Afghans Say bin Laden Trail Has Grown Cold

George Stuteville
National Geographic Magazine
for National Geographic News
December 14, 2004

On December 7 Hamid Karzai was sworn in as the first democratically elected president of Afghanistan. The event has been hailed not only as historic in the evolution of the war-ravaged nation's political history but as a harbinger that the nation can transform itself into a peaceful Islamic state.

But writer Tim McGirk strongly cautions against overexpectations.

As he observed in his December 2004 National Geographic article, "Tracking the Ghost of bin Laden," progress in modern-day Afghanistan takes a long time, is complicated, and is fraught with danger and unintended consequences.

In a recent e-mail interview from his home in Islamabad, Pakistan, McGirk gave an update on the situation in Afghanistan following Karzai's inauguration and discussed the reelection of United States President George Bush and the elusiveness of international terrorist Osama bin Laden.

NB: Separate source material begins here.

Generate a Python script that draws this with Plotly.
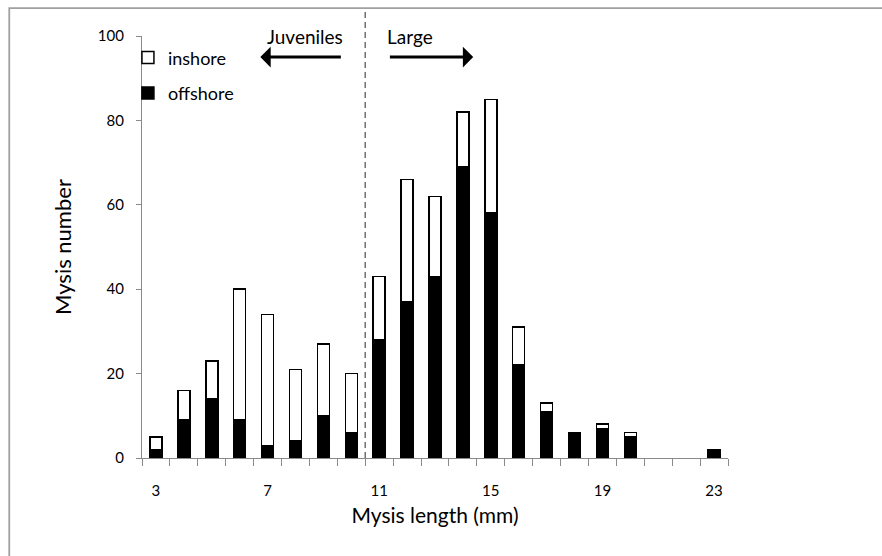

Is there anything new—even rumor—on the whereabouts of Osama bin Laden?

Pakistani President Pervez Musharraf has said that the trail on bin Laden has gone "completely cold." It's been over 18 months, according to U.S. and Pakistani intelligence sources, since there's been any trace of him. Meantime, he and his cohort, Egyptian Ayman al-Zawahiri, continue to send out taped sermons, which lately have been finding their way to [the Qatar-based Arabic-language TV news network] Al Jazeera's Islamabad offices.

The latest rumors are that bin Laden is hiding "in an urban area." Or anyway that's the word that the United States has passed on to Pakistani intelligence—maybe to see if they can flush him out if he is indeed hunkered down in a city or town.

The Pakistanis say bin Laden is probably in Afghanistan. The Afghans and Americans say he's probably in Pakistan. But nobody has any real evidence they're sharing.

Has the emergence of other leaders of al Qaeda diminished the influence of bin Laden? Did the resurgence of his videotape before the U.S. election serve to galvanize fundamentalists?

No. Since he's gone into hiding, bin Laden has retained symbolic leadership of the movement, not practical, hands-on leadership. I don't think that the terrorist attacks we're seeing in Iraq or elsewhere are carried out on his orders.

The loose-knit structure of al Qaeda was always such that individual cells were left to carry out their own attacks. Bin Laden was the inspiration, rather than the actual brains, behind most global terrorist attacks by al Qaeda. It's an interesting question: If bin Laden were to call a truce in the war on terror—highly unlikely—would his legions obey? I think his influence is still so powerful that many would.

But at this point I don't think there's anything that Bush could do—short of an immediate withdrawal from Iraq and a more balanced approach to the Palestine question—that would make bin Laden call off his terrorists. Their blood is boiling.